Lee Hall is blind, but he is set to be executed this week for the horrific 1991 murder of his estranged girlfriend in Tennessee.
Hall, now 53, had the use of his eyes when he burned Traci Crozier to death as she sat in her car in Chattanooga.
“She felt every bit of it,” her sister Staci Crozier Wooten told the Chattanooga Times Free Press in 2014. “She was awake for 36 hours. That’s what really bothers me. She knew she was going to die.”
Hall has become functionally blind in prison due to improperly treated glaucoma. His lawyers say that he would be just the second blind person to be executed in the U.S. since 1976. Clarence Ray Allen, who was legally blind and was confined to a wheelchair, was executed by lethal injection in 2006 for ordering three killings from his prison cell.
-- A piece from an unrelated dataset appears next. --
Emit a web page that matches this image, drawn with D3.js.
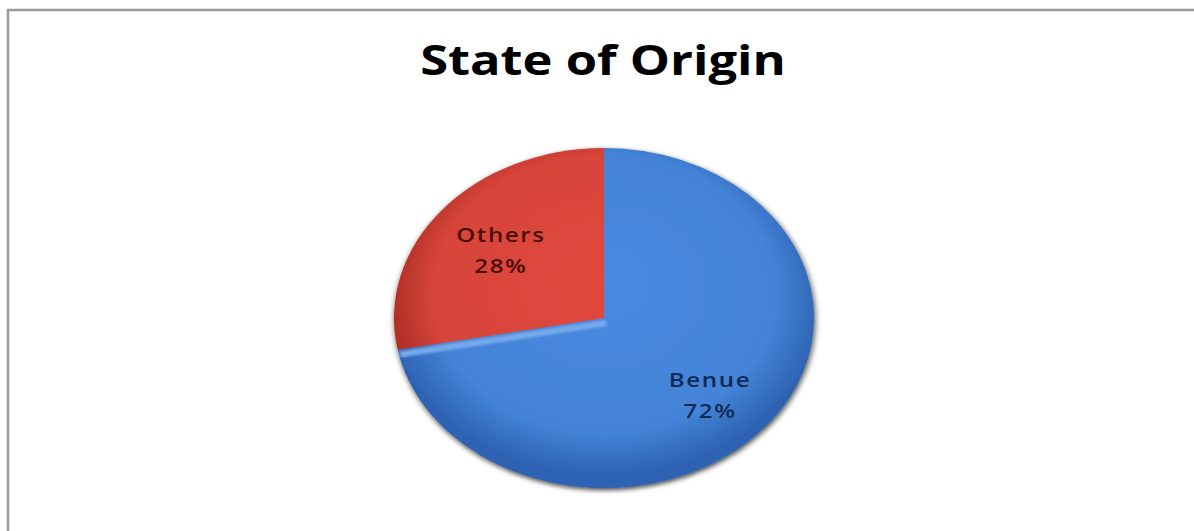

“If confined to prison for the remainder of his natural life, Mr. Hall bears no practical risk of harm to anyone,” his lawyers wrote in a court filing last year, according to the Nashville Scene.
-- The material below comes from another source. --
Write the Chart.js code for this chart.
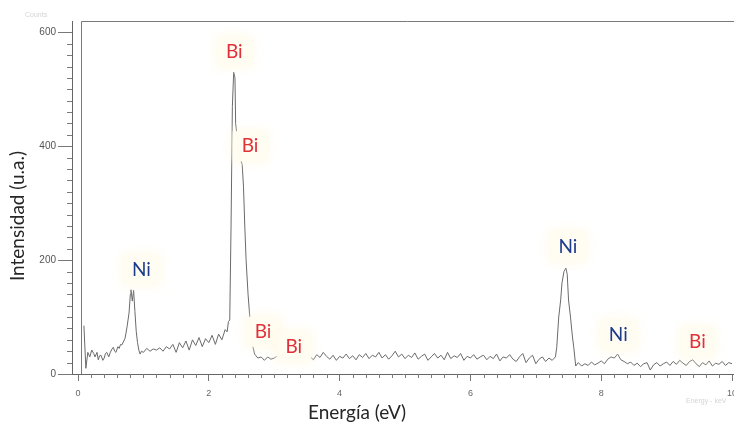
<!DOCTYPE html>
<html>
<head>
<meta charset="utf-8">
<script src="https://cdn.jsdelivr.net/npm/chart.js@4.4.1/dist/chart.umd.min.js"></script>
<style>
  html, body { margin: 0; padding: 0; background: #fff; }
  #wrap { width: 734px; height: 428px; position: relative; }
</style>
</head>
<body>
<div id="wrap"><canvas id="chartEDS" width="734" height="428"></canvas></div>
<script>
// Espectro EDS: energía (eV) y cuentas por canal
const energia = [
  0.09, 0.12, 0.15, 0.18, 0.21, 0.24, 0.26, 0.29, 0.31, 0.33, 0.35, 0.38, 0.40, 0.42, 0.44, 0.47, 0.49,
  0.52, 0.54, 0.56, 0.58, 0.61, 0.63, 0.65, 0.67, 0.70, 0.72, 0.75, 0.78, 0.80, 0.81, 0.83, 0.85, 0.87,
  0.89, 0.91, 0.93, 0.95, 0.97,
  1.00, 1.05, 1.10, 1.15, 1.20, 1.25, 1.30, 1.35, 1.40, 1.45, 1.50, 1.55, 1.60, 1.65, 1.70, 1.75, 1.80,
  1.85, 1.90, 1.95, 2.00, 2.05, 2.10, 2.15, 2.20, 2.25,
  2.28, 2.30, 2.32, 2.34, 2.36, 2.38, 2.40, 2.41, 2.43, 2.46, 2.49, 2.51, 2.53, 2.55, 2.57, 2.60, 2.63,
  2.66, 2.70, 2.75, 2.80, 2.85, 2.90, 2.95, 3.00,
  3.05, 3.10, 3.15, 3.20, 3.25, 3.30, 3.35, 3.40, 3.45, 3.50, 3.55, 3.60, 3.65, 3.70, 3.75, 3.80, 3.85,
  3.90, 3.95, 4.00, 4.05, 4.10, 4.15, 4.20, 4.25, 4.30, 4.35, 4.40, 4.45, 4.50, 4.55, 4.60, 4.65, 4.70,
  4.75, 4.80, 4.85, 4.90, 4.95, 5.00, 5.05, 5.10, 5.15, 5.20, 5.25, 5.30, 5.35, 5.40, 5.45, 5.50, 5.55,
  5.60, 5.65, 5.70, 5.75, 5.80, 5.85, 5.90, 5.95, 6.00, 6.05, 6.10, 6.15, 6.20, 6.25, 6.30, 6.35, 6.40,
  6.45, 6.50, 6.55, 6.60, 6.65, 6.70, 6.75, 6.80, 6.85, 6.90, 6.95, 7.00, 7.05, 7.10, 7.15, 7.20, 7.25,
  7.30, 7.32, 7.35, 7.38, 7.40, 7.43, 7.46, 7.48, 7.50, 7.53, 7.56, 7.58, 7.61,
  7.65, 7.70, 7.75, 7.80, 7.85, 7.90, 7.95, 8.00, 8.05, 8.10, 8.15, 8.20, 8.25, 8.30, 8.35, 8.40, 8.45,
  8.50, 8.55, 8.60, 8.65, 8.70, 8.75, 8.80, 8.85, 8.90, 8.95, 9.00, 9.05, 9.10, 9.15, 9.20, 9.25, 9.30,
  9.35, 9.40, 9.45, 9.50, 9.55, 9.60, 9.65, 9.70, 9.75, 9.80, 9.85, 9.90, 9.95, 10.00
];
const cuentas = [
  85, 10, 38, 30, 42, 36, 30, 38, 25, 32, 33, 24, 28, 36, 38, 30, 37,
  44, 47, 40, 38, 48, 45, 52, 51, 58, 63, 83, 107, 140, 148, 128, 147, 110,
  75, 55, 42, 35, 40,
  38, 45, 40, 44, 42, 46, 40, 48, 44, 52, 38, 55, 46, 58, 42, 60, 50,
  64, 48, 62, 55, 68, 52, 70, 60, 78,
  74, 92, 95, 260, 470, 530, 520, 440, 420, 395, 375, 368, 330, 260, 200, 140, 95,
  55, 35, 28, 30, 24, 30, 26, 28,
  32, 27, 34, 29, 36, 30, 26, 33, 28, 35, 30, 25, 34, 29, 38, 31, 26,
  33, 24, 31, 28, 35, 27, 32, 25, 34, 29, 36, 27, 33, 30, 38, 28, 34,
  26, 32, 40, 30, 35, 27, 33, 29, 37, 26, 31, 35, 24, 30, 36, 28, 33,
  25, 38, 27, 32, 29, 36, 24, 31, 28, 34, 26, 30, 33, 25, 31, 27, 35,
  23, 30, 28, 34, 26, 22, 30, 36, 20, 28, 33, 18, 26, 30, 22, 28, 24,
  30, 47, 100, 130, 160, 180, 186, 175, 130, 100, 65, 47, 14,
  20, 14, 18, 15, 21, 16, 19, 23, 18, 26, 30, 28, 35, 25, 22, 18, 21,
  15, 19, 13, 18, 20, 7, 16, 20, 14, 18, 21, 15, 22, 17, 24, 19, 15,
  22, 25, 18, 13, 20, 16, 23, 14, 19, 17, 22, 15, 20, 18
];

// Identificación de picos
const elementos = ['Ni', 'Bi', 'Bi', 'Bi', 'Bi', 'Ni', 'Ni', 'Bi'];
const etiquetaEnergia = [0.97, 2.39, 2.63, 2.83, 3.30, 7.49, 8.26, 9.47];
const etiquetaAltura = [183, 566, 400, 74, 48, 224, 69, 56];

const ticksX = [0, 2, 4, 6, 8, 10];
const ticksY = [0, 200, 400, 600];

const colorElemento = { Bi: '#e0303a', Ni: '#1e3b8c' };

// Marco, marcas menores y títulos de ejes
const decoracion = {
  id: 'decoracion',
  afterDraw(chart) {
    const { ctx, chartArea: a, scales: { x, y } } = chart;
    ctx.save();
    ctx.strokeStyle = '#7a7a7a';
    ctx.lineWidth = 1;
    const xm = Math.round(x.getPixelForValue(0.05)) + 0.5;
    ctx.beginPath();
    ctx.moveTo(xm, a.bottom);
    ctx.lineTo(xm, a.top + 0.5);
    ctx.lineTo(a.right, a.top + 0.5);
    ctx.stroke();

    ctx.beginPath();
    for (let i = 1; i < 31; i++) {
      if (i % 10 === 0) continue;
      const py = Math.round(y.getPixelForValue(i * 20)) + 0.5;
      ctx.moveTo(a.left - 5, py);
      ctx.lineTo(a.left, py);
    }
    for (let i = 1; i < 50; i++) {
      if (i % 10 === 0) continue;
      const px = Math.round(x.getPixelForValue(i * 0.2)) + 0.5;
      ctx.moveTo(px, a.bottom);
      ctx.lineTo(px, a.bottom + 4);
    }
    ctx.stroke();

    ctx.fillStyle = '#262626';
    ctx.font = '19px Lato';
    ctx.textAlign = 'center';
    ctx.textBaseline = 'middle';
    ctx.fillText('Energía (eV)', 357, 413);
    ctx.save();
    ctx.translate(18, 216);
    ctx.rotate(-Math.PI / 2);
    ctx.fillText('Intensidad (u.a.)', 0, 0);
    ctx.restore();

    ctx.fillStyle = '#d4d4d4';
    ctx.font = '7px "Liberation Sans"';
    ctx.textAlign = 'left';
    ctx.fillText('Counts', 25, 15);
    ctx.fillText('Energy - keV', 686, 401);
    ctx.restore();
  }
};

// Etiquetas de elementos con fondo claro
const etiquetas = {
  id: 'etiquetas',
  afterDatasetsDraw(chart) {
    const { ctx, scales: { x, y } } = chart;
    ctx.save();
    ctx.font = '19px Lato';
    ctx.textAlign = 'center';
    ctx.textBaseline = 'middle';
    elementos.forEach((el, i) => {
      const px = x.getPixelForValue(etiquetaEnergia[i]);
      const py = y.getPixelForValue(etiquetaAltura[i]);
      const w = ctx.measureText(el).width + 18;
      ctx.save();
      ctx.shadowColor = 'rgba(255, 248, 222, 0.9)';
      ctx.shadowBlur = 12;
      ctx.fillStyle = 'rgba(255, 253, 243, 0.96)';
      ctx.fillRect(px - w / 2, py - 15, w, 30);
      ctx.restore();
      ctx.fillStyle = colorElemento[el];
      ctx.fillText(el, px, py);
    });
    ctx.restore();
  }
};

new Chart(document.getElementById('chartEDS'), {
  type: 'line',
  data: {
    datasets: [{
      data: energia.map((e, i) => ({ x: e, y: cuentas[i] })),
      borderColor: '#6a6a6a',
      borderWidth: 1,
      pointRadius: 0,
      tension: 0,
      fill: false
    }]
  },
  options: {
    responsive: false,
    animation: false,
    layout: { padding: { left: 0, right: 0, top: 21, bottom: 0 } },
    plugins: {
      legend: { display: false },
      tooltip: { enabled: false }
    },
    scales: {
      x: {
        type: 'linear',
        min: -0.092,
        max: 10.03,
        afterBuildTicks: s => { s.ticks = ticksX.map(v => ({ value: v })); },
        afterFit: s => { s.height = 54; s.paddingLeft = 0; s.paddingRight = 0; },
        ticks: { color: '#666', font: { family: 'Liberation Sans', size: 9 }, padding: 7, maxRotation: 0 },
        grid: { drawOnChartArea: false, tickLength: 7, color: '#777' },
        border: { color: '#666' }
      },
      y: {
        min: 0,
        max: 620,
        afterBuildTicks: s => { s.ticks = ticksY.map(v => ({ value: v })); },
        afterFit: s => { s.width = 72; },
        ticks: { color: '#555', font: { family: 'Liberation Sans', size: 10 }, padding: 2 },
        grid: { drawOnChartArea: false, tickLength: 14, color: '#777' },
        border: { color: '#666' }
      }
    }
  },
  plugins: [etiquetas, decoracion]
});
</script>
</body>
</html>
His lawyers added that “the spectacle of his execution” would “offend humanity.”
Hall, formerly known as Leroy Hall Jr., has chosen to die by electric chair. He had a choice that was allowed for inmates convicted before January of 1999.
“So that when that juice is going in his arm, he won’t even know when it is going to hit,” Crozier Wooten told the Times Free Press in 2014. “And he has to suffer while he sits there and wonders. The longer, the better. Traci had to suffer, and now he needs to suffer.”
Hall’s lawyers are asking Gov. Bill Lee for a delay in the execution so the courts can consider claims that one of the jurors in the case was biased, according to the Nashville Scene.
“Juror A was not a fair and impartial juror,” the lawyers wrote. “Her presence on Lee Hall’s jury is a structural error in the judicial process requiring automatic reversal.”
Hall is scheduled to be executed on Thursday.